Doğal gaz havaya çok çabuk karıştığı için her zaman patlamaya veya yanmaya neden olmuyor. Ancak doğal gaz sızıntısı sonucu çevreye çamur ve petrol yayıldığından çevresel tehlikesi olur.
Doğal gazı kuyusunu genişletmek için hidrolik çatlatma kullanılmışsa, bu işlemden çıkan kimyasallar yakındaki su habitatlarını ve içme suyunu yüksek düzeyde radyoaktif maddeyle kirletebilir. Havaya salınan kontrolsüz metan insanların bölgeyi geçici olarak boşaltmasını gerektirir.
Bir sızıntı zamanla yavaş yavaş olabilir. Dökme demir 1950'lere doğal gaz dağıtım boruları için en popüler seçimdi. Ancak yüksek miktarda doğal gaz sızıntısına yol açıyordu. Dökme demir borular, yıllarca süren donma-çözülme döngüsü, toprağın üstündeki yoğun trafik ve değişen topraktan kaynaklanan basınç sonucu sızıntı yapar. Bu doğal gaz boru hatlarından gelen metan sızıntıları, ABD gibi ülkelerde doğal gaz dağıtım sektöründeki metan emisyonlarının yüzde 30'undan fazlasını oluşturuyor. Doğal gaz boru hatları günümüzde sızıntıyı azaltmaya yarayan çeşitli metal ve plastiklerden üretiliyor.
Kehanetin Sızıntısı
Gazın doğal olarak yüzeye çıktığı doğal gaz sızıntıları birçok antik uygarlık tarafından doğaüstü veya ruhsal kabul edildi. Bu sızıntıların en ünlülerinden biri, Yunanistan'ın Delphi kasabası yakınlarındaki Parnassus Dağı'nın tepesindedir. 1000 civarında insan bir araya gelerek geleceği söyleyebilen bir rahibe veya dini ve ruhani lidere bir tapınak kurdular.
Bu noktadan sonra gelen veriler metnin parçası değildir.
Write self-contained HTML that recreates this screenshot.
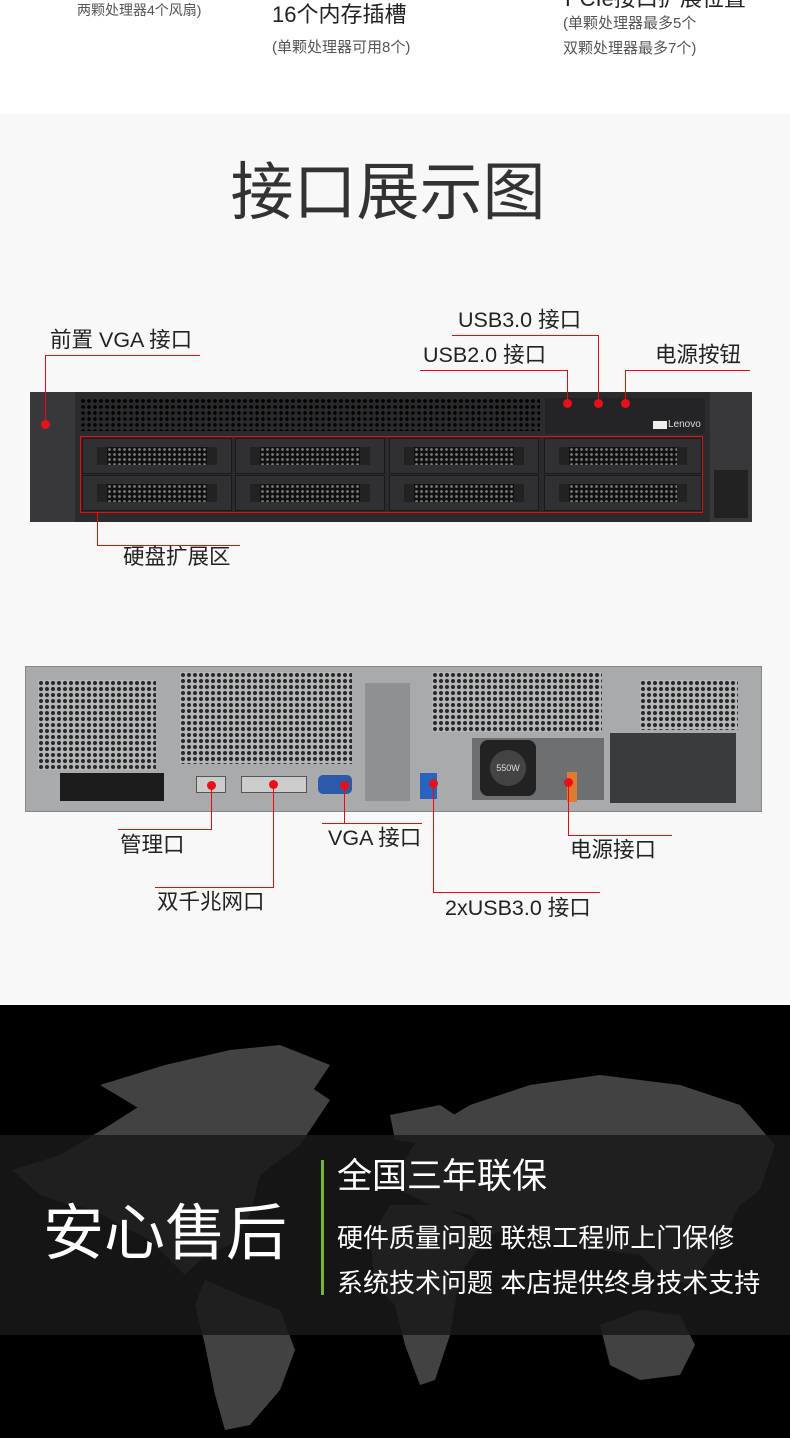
<!DOCTYPE html>
<html><head><meta charset="utf-8"><style>
*{margin:0;padding:0;box-sizing:border-box}
body{width:790px;height:1438px;position:relative;overflow:hidden;background:#fff;font-family:"Liberation Sans","Noto Sans CJK SC",sans-serif;color:#222}
.a{position:absolute}
.t{position:absolute;white-space:nowrap;line-height:1}
.r{position:absolute;background:#e01010}
.d{position:absolute;width:9px;height:9px;border-radius:50%;background:#e8101a}
.hex{background-color:#2a2a2c;background-image:radial-gradient(circle,#000 1.6px,transparent 2px);background-size:6px 6px}
.hexl{background-color:#b5b6b8;background-image:radial-gradient(circle,#2a2a2a 1.8px,transparent 2.3px);background-size:6px 6px}
.bay{position:absolute;background:#303033;border:1px solid #1a1a1a}
.bay i{position:absolute;left:14px;right:14px;top:8px;bottom:8px;background-color:#111;background-image:radial-gradient(circle,#777 1.2px,transparent 1.6px);background-size:5px 5px;border-left:10px solid #222;border-right:10px solid #222}
.l{font-size:21.5px}
</style></head><body>
<div class="t" style="left:77px;top:3px;font-size:14px;color:#555">两颗处理器4个风扇)</div>
<div class="t" style="left:272px;top:4px;font-size:22px;color:#222">16个内存插槽</div>
<div class="t" style="left:272px;top:40px;font-size:15px;color:#555">(单颗处理器可用8个)</div>
<div class="t" style="left:565px;top:-12px;font-size:22px;color:#222">PCIe接口扩展位置</div>
<div class="t" style="left:563px;top:16px;font-size:15px;color:#555">(单颗处理器最多5个</div>
<div class="t" style="left:563px;top:41px;font-size:15px;color:#555">双颗处理器最多7个)</div>
<div class="a" style="left:0;top:114px;width:790px;height:891px;background:#f8f8f8"></div>
<div class="t" style="left:0;width:776px;text-align:center;top:162px;font-size:63px;color:#333">接口展示图</div>

<div class="a" style="left:30px;top:392px;width:722px;height:130px;background:#2b2b2e;border-radius:2px"></div>
<div class="a" style="left:30px;top:392px;width:45px;height:130px;background:#38383b"></div>
<div class="a" style="left:710px;top:392px;width:42px;height:130px;background:#38383b"></div>
<div class="a" style="left:714px;top:470px;width:34px;height:48px;background:#222"></div>
<div class="a hex" style="left:80px;top:398px;width:460px;height:33px"></div>
<div class="a" style="left:545px;top:398px;width:160px;height:36px;background:#242426"></div>
<div class="t" style="left:668px;top:420px;font-size:10px;color:#ddd">Lenovo</div>
<div class="a" style="left:653px;top:421px;width:14px;height:8px;background:#eee"></div>
<div class="bay" style="left:82px;top:438px;width:150px;height:36px"><i></i></div>
<div class="bay" style="left:235px;top:438px;width:150px;height:36px"><i></i></div>
<div class="bay" style="left:389px;top:438px;width:150px;height:36px"><i></i></div>
<div class="bay" style="left:544px;top:438px;width:158px;height:36px"><i></i></div>
<div class="bay" style="left:82px;top:475px;width:150px;height:36px"><i></i></div>
<div class="bay" style="left:235px;top:475px;width:150px;height:36px"><i></i></div>
<div class="bay" style="left:389px;top:475px;width:150px;height:36px"><i></i></div>
<div class="bay" style="left:544px;top:475px;width:158px;height:36px"><i></i></div>
<div class="a" style="left:80px;top:436px;width:623px;height:77px;border:1px solid #e01010"></div>
<div class="t l" style="left:50px;top:330px">前置 VGA 接口</div>
<div class="r" style="left:45px;top:355px;width:155px;height:1px"></div>
<div class="r" style="left:45px;top:355px;width:1px;height:68px"></div>
<div class="d" style="left:41px;top:420px"></div>
<div class="t l" style="left:458px;top:310px">USB3.0 接口</div>
<div class="r" style="left:452px;top:335px;width:146px;height:1px"></div>
<div class="r" style="left:598px;top:335px;width:1px;height:68px"></div>
<div class="d" style="left:594px;top:399px"></div>
<div class="t l" style="left:423px;top:345px">USB2.0 接口</div>
<div class="r" style="left:420px;top:370px;width:147px;height:1px"></div>
<div class="r" style="left:567px;top:370px;width:1px;height:33px"></div>
<div class="d" style="left:563px;top:399px"></div>
<div class="t l" style="left:655px;top:345px">电源按钮</div>
<div class="r" style="left:625px;top:370px;width:125px;height:1px"></div>
<div class="r" style="left:625px;top:370px;width:1px;height:33px"></div>
<div class="d" style="left:621px;top:399px"></div>
<div class="r" style="left:97px;top:513px;width:1px;height:32px"></div>
<div class="r" style="left:97px;top:545px;width:143px;height:1px"></div>
<div class="t l" style="left:123px;top:547px">硬盘扩展区</div>

<div class="a" style="left:25px;top:666px;width:737px;height:146px;background:#a9aaac;border:1px solid #888"></div>
<div class="a hexl" style="left:38px;top:680px;width:118px;height:90px"></div>
<div class="a hexl" style="left:180px;top:672px;width:172px;height:92px"></div>
<div class="a hexl" style="left:432px;top:672px;width:170px;height:60px"></div>
<div class="a hexl" style="left:640px;top:680px;width:98px;height:50px"></div>
<div class="a" style="left:60px;top:773px;width:104px;height:28px;background:#1c1c1c"></div>
<div class="a" style="left:610px;top:733px;width:126px;height:70px;background:#3a3b3d"></div>
<div class="a" style="left:472px;top:738px;width:132px;height:62px;background:#6e6f71"></div>
<div class="a" style="left:480px;top:740px;width:56px;height:56px;background:#222;border-radius:8px"></div>
<div class="a" style="left:490px;top:750px;width:36px;height:36px;background:#444;border-radius:50%;color:#ddd;font-size:9px;text-align:center;line-height:36px">550W</div>
<div class="a" style="left:365px;top:683px;width:45px;height:118px;background:#8f9092"></div>
<div class="a" style="left:196px;top:776px;width:30px;height:17px;background:#ccc;border:1px solid #555"></div>
<div class="a" style="left:241px;top:776px;width:66px;height:17px;background:#ccc;border:1px solid #555"></div>
<div class="a" style="left:318px;top:775px;width:34px;height:19px;background:#2c5aa8;border-radius:5px"></div>
<div class="a" style="left:420px;top:773px;width:17px;height:26px;background:#2a62c0"></div>
<div class="a" style="left:567px;top:772px;width:10px;height:30px;background:#e07a30"></div>
<div class="d" style="left:207px;top:781px"></div>
<div class="r" style="left:211px;top:785px;width:1px;height:44px"></div>
<div class="r" style="left:118px;top:829px;width:94px;height:1px"></div>
<div class="t l" style="left:120px;top:835px">管理口</div>
<div class="d" style="left:269px;top:780px"></div>
<div class="r" style="left:273px;top:784px;width:1px;height:103px"></div>
<div class="r" style="left:155px;top:887px;width:119px;height:1px"></div>
<div class="t l" style="left:157px;top:892px">双千兆网口</div>
<div class="d" style="left:340px;top:781px"></div>
<div class="r" style="left:344px;top:785px;width:1px;height:38px"></div>
<div class="r" style="left:322px;top:823px;width:100px;height:1px"></div>
<div class="t l" style="left:328px;top:828px">VGA 接口</div>
<div class="d" style="left:429px;top:779px"></div>
<div class="r" style="left:433px;top:783px;width:1px;height:109px"></div>
<div class="r" style="left:433px;top:892px;width:167px;height:1px"></div>
<div class="t l" style="left:445px;top:898px">2xUSB3.0 接口</div>
<div class="d" style="left:564px;top:778px"></div>
<div class="r" style="left:568px;top:782px;width:1px;height:53px"></div>
<div class="r" style="left:568px;top:835px;width:104px;height:1px"></div>
<div class="t l" style="left:570px;top:840px">电源接口</div>

<div class="a" style="left:0;top:1005px;width:790px;height:433px;background:#000"></div>
<svg class="a" style="left:0;top:1005px" width="790" height="433" viewBox="0 0 790 433">
<g fill="#424242">
<path d="M12 165 L60 150 L110 120 L160 88 L230 75 L290 68 L330 95 L300 140 L260 170 L250 210 L230 240 L205 250 L185 270 L175 260 L150 235 L120 220 L95 205 L70 200 L40 190 Z"/>
<path d="M100 80 L165 60 L230 45 L280 40 L330 60 L310 90 L250 95 L200 105 L150 110 Z"/>
<path d="M205 275 L240 290 L280 305 L295 345 L280 385 L250 420 L225 425 L215 390 L205 340 L195 300 Z"/>
<path d="M390 180 L420 130 L470 100 L530 80 L600 70 L680 80 L740 100 L775 140 L760 185 L740 200 L720 240 L690 280 L660 270 L640 250 L600 245 L560 240 L520 220 L490 230 L470 210 L430 200 Z"/>
<path d="M390 200 L440 200 L470 215 L480 240 L460 270 L450 330 L435 375 L420 380 L405 340 L395 300 L375 280 L370 235 Z"/>
<path d="M600 320 L640 305 L680 310 L695 340 L680 370 L640 375 L610 360 Z"/>
<path d="M390 110 L440 100 L470 120 L430 140 L395 135 Z"/>
</g>
</svg>
<div class="a" style="left:0;top:1135px;width:790px;height:200px;background:rgba(25,25,25,0.85)"></div>
<div class="t" style="left:43px;top:1203px;font-size:61px;color:#fff">安心售后</div>
<div class="a" style="left:321px;top:1160px;width:3px;height:135px;background:#7ab32e"></div>
<div class="t" style="left:337px;top:1159px;font-size:35px;color:#fff">全国三年联保</div>
<div class="t" style="left:337px;top:1225px;font-size:26px;color:#fff">硬件质量问题 联想工程师上门保修</div>
<div class="t" style="left:337px;top:1270px;font-size:26px;color:#fff">系统技术问题 本店提供终身技术支持</div>
</body></html>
Sıradan vatandaşlardan politik ve askeri liderlere kadar milyonlarca insan yüzlerce yıl "Delphi Kahini"ne akıl danıştı.
En çok doğal gaz tüketen ülkeler neler?
1. ABD: %21,7
2. Rusya: %12,4
3. Çin: %5,4
4. İran: %5,2
5. Japonya: %3,5
6. Kanada: %3,2
7. Suudi Arabistan: %2,9
8. Almanya: %2,3
9. Meksika: %2,2
10. BAE: %2,1
16. Türkiye: %1,4
En çok doğal gaz rezervi olan ülkeler neler?
1. ABD
2. Rusya
3. İran
4. Kanada
5. Cezayir
6. Katar
7. Norveç
8. Çin
9. Suudi Arabistan
10. BAE
Doğal gaz nasıl kokar?
Ham doğal gaz kokusuzdur. Ancak doğal gaz tedarik eden şirketler yapay bir koku ekler, böylece insanlar tehlikeli bir sızıntı olduğunda bunu daha kolay fark eder. Çoğu insan bu kokuyu gaz ocağından veya fırından gelen "çürük yumurta" kokusu olarak tanımlıyor.